[What you have to do] Print word for word the first line of the listing below and every line after it, through the line with "const floorY = 15.24;". Leave out the pictures and the rest.
=====
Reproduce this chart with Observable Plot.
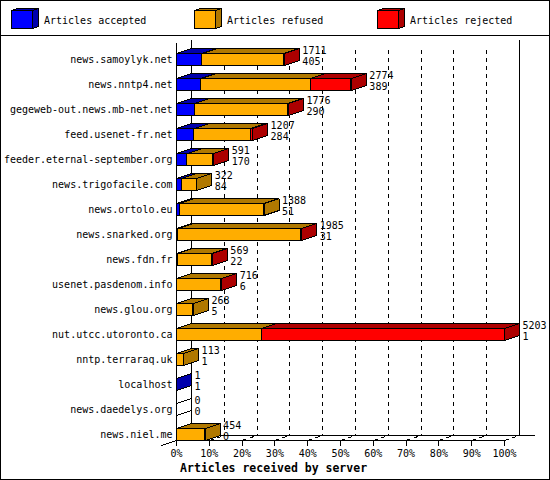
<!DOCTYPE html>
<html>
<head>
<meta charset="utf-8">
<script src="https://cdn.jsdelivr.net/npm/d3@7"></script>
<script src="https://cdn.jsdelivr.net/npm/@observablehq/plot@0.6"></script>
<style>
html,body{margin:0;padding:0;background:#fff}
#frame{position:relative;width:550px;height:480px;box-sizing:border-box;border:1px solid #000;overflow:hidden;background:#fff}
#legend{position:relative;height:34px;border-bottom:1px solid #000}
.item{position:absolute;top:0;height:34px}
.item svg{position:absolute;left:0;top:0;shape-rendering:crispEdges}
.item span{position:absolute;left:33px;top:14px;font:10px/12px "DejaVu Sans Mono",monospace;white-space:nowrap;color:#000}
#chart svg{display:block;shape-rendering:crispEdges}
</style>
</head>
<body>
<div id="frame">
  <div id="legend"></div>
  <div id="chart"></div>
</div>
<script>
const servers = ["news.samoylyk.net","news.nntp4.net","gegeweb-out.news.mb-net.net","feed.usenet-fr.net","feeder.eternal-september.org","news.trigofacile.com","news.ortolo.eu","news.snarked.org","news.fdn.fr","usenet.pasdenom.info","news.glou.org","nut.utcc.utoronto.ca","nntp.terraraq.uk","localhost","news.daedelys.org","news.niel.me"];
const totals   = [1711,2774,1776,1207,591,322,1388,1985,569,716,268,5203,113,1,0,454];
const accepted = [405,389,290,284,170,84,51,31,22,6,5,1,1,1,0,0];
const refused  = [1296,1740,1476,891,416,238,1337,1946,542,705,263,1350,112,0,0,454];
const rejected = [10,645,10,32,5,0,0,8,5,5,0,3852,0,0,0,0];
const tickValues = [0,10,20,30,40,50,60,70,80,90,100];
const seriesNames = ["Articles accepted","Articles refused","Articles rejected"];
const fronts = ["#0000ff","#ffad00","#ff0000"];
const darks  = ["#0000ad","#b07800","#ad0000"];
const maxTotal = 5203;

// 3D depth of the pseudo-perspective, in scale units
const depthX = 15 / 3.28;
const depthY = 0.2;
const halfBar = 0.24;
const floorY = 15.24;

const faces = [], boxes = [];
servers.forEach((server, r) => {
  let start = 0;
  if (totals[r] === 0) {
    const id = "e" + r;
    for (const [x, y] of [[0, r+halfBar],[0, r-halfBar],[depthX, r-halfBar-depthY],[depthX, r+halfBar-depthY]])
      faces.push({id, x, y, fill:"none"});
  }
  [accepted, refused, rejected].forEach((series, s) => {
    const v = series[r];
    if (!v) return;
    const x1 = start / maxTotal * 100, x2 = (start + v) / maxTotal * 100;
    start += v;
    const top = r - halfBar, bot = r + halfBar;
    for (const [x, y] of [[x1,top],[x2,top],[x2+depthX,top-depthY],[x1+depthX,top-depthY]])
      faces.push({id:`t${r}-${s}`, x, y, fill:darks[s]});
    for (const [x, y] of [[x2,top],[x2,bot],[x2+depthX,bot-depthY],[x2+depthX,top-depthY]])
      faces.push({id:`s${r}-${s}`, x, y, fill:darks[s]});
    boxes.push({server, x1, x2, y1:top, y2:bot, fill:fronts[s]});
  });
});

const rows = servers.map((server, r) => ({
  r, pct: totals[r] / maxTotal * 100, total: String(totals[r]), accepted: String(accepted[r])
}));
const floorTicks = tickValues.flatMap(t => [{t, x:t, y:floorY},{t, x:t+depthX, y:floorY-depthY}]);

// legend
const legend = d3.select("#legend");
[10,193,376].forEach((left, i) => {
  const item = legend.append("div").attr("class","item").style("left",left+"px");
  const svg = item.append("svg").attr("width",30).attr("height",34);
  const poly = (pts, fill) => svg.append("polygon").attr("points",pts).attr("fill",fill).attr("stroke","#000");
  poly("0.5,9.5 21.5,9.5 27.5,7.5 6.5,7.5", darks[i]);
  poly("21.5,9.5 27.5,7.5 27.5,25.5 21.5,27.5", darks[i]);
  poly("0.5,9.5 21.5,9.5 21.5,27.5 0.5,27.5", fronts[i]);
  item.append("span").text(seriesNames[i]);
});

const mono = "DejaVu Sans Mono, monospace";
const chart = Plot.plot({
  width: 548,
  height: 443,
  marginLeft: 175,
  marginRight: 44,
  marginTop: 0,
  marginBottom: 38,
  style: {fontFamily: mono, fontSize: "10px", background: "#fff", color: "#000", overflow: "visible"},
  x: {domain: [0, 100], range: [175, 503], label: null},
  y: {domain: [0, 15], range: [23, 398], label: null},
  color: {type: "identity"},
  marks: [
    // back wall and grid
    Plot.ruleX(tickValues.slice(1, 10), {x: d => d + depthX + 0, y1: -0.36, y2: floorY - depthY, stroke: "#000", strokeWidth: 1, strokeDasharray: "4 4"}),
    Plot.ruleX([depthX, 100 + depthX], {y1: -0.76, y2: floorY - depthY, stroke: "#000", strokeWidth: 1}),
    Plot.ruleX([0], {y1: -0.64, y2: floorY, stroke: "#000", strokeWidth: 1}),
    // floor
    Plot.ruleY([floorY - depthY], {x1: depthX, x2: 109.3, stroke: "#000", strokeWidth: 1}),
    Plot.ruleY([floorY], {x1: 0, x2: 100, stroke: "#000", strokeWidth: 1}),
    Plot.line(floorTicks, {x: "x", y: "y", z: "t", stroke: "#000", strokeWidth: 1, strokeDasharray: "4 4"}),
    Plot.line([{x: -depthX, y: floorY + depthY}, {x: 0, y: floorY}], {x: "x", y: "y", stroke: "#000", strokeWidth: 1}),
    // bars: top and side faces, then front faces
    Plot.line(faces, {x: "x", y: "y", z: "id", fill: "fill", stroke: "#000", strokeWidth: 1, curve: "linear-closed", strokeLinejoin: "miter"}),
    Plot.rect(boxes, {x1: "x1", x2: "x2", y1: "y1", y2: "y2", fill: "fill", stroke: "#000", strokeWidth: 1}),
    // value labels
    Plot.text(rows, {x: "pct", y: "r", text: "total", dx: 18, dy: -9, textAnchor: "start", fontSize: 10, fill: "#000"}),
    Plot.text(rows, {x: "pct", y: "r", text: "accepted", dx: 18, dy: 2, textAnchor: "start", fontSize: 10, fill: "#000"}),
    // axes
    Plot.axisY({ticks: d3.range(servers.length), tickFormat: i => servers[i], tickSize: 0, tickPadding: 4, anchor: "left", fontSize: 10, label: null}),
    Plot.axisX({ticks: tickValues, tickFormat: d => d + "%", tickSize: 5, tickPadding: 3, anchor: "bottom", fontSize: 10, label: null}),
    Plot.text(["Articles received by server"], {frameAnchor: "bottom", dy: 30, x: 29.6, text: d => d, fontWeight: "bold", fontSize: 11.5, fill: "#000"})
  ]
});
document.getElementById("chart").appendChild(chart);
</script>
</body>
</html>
=====
[Reply]
Reproduce this chart with Observable Plot.
<!DOCTYPE html>
<html>
<head>
<meta charset="utf-8">
<script src="https://cdn.jsdelivr.net/npm/d3@7"></script>
<script src="https://cdn.jsdelivr.net/npm/@observablehq/plot@0.6"></script>
<style>
html,body{margin:0;padding:0;background:#fff}
#frame{position:relative;width:550px;height:480px;box-sizing:border-box;border:1px solid #000;overflow:hidden;background:#fff}
#legend{position:relative;height:34px;border-bottom:1px solid #000}
.item{position:absolute;top:0;height:34px}
.item svg{position:absolute;left:0;top:0;shape-rendering:crispEdges}
.item span{position:absolute;left:33px;top:14px;font:10px/12px "DejaVu Sans Mono",monospace;white-space:nowrap;color:#000}
#chart svg{display:block;shape-rendering:crispEdges}
</style>
</head>
<body>
<div id="frame">
  <div id="legend"></div>
  <div id="chart"></div>
</div>
<script>
const servers = ["news.samoylyk.net","news.nntp4.net","gegeweb-out.news.mb-net.net","feed.usenet-fr.net","feeder.eternal-september.org","news.trigofacile.com","news.ortolo.eu","news.snarked.org","news.fdn.fr","usenet.pasdenom.info","news.glou.org","nut.utcc.utoronto.ca","nntp.terraraq.uk","localhost","news.daedelys.org","news.niel.me"];
const totals   = [1711,2774,1776,1207,591,322,1388,1985,569,716,268,5203,113,1,0,454];
const accepted = [405,389,290,284,170,84,51,31,22,6,5,1,1,1,0,0];
const refused  = [1296,1740,1476,891,416,238,1337,1946,542,705,263,1350,112,0,0,454];
const rejected = [10,645,10,32,5,0,0,8,5,5,0,3852,0,0,0,0];
const tickValues = [0,10,20,30,40,50,60,70,80,90,100];
const seriesNames = ["Articles accepted","Articles refused","Articles rejected"];
const fronts = ["#0000ff","#ffad00","#ff0000"];
const darks  = ["#0000ad","#b07800","#ad0000"];
const maxTotal = 5203;

// 3D depth of the pseudo-perspective, in scale units
const depthX = 15 / 3.28;
const depthY = 0.2;
const halfBar = 0.24;
const floorY = 15.24;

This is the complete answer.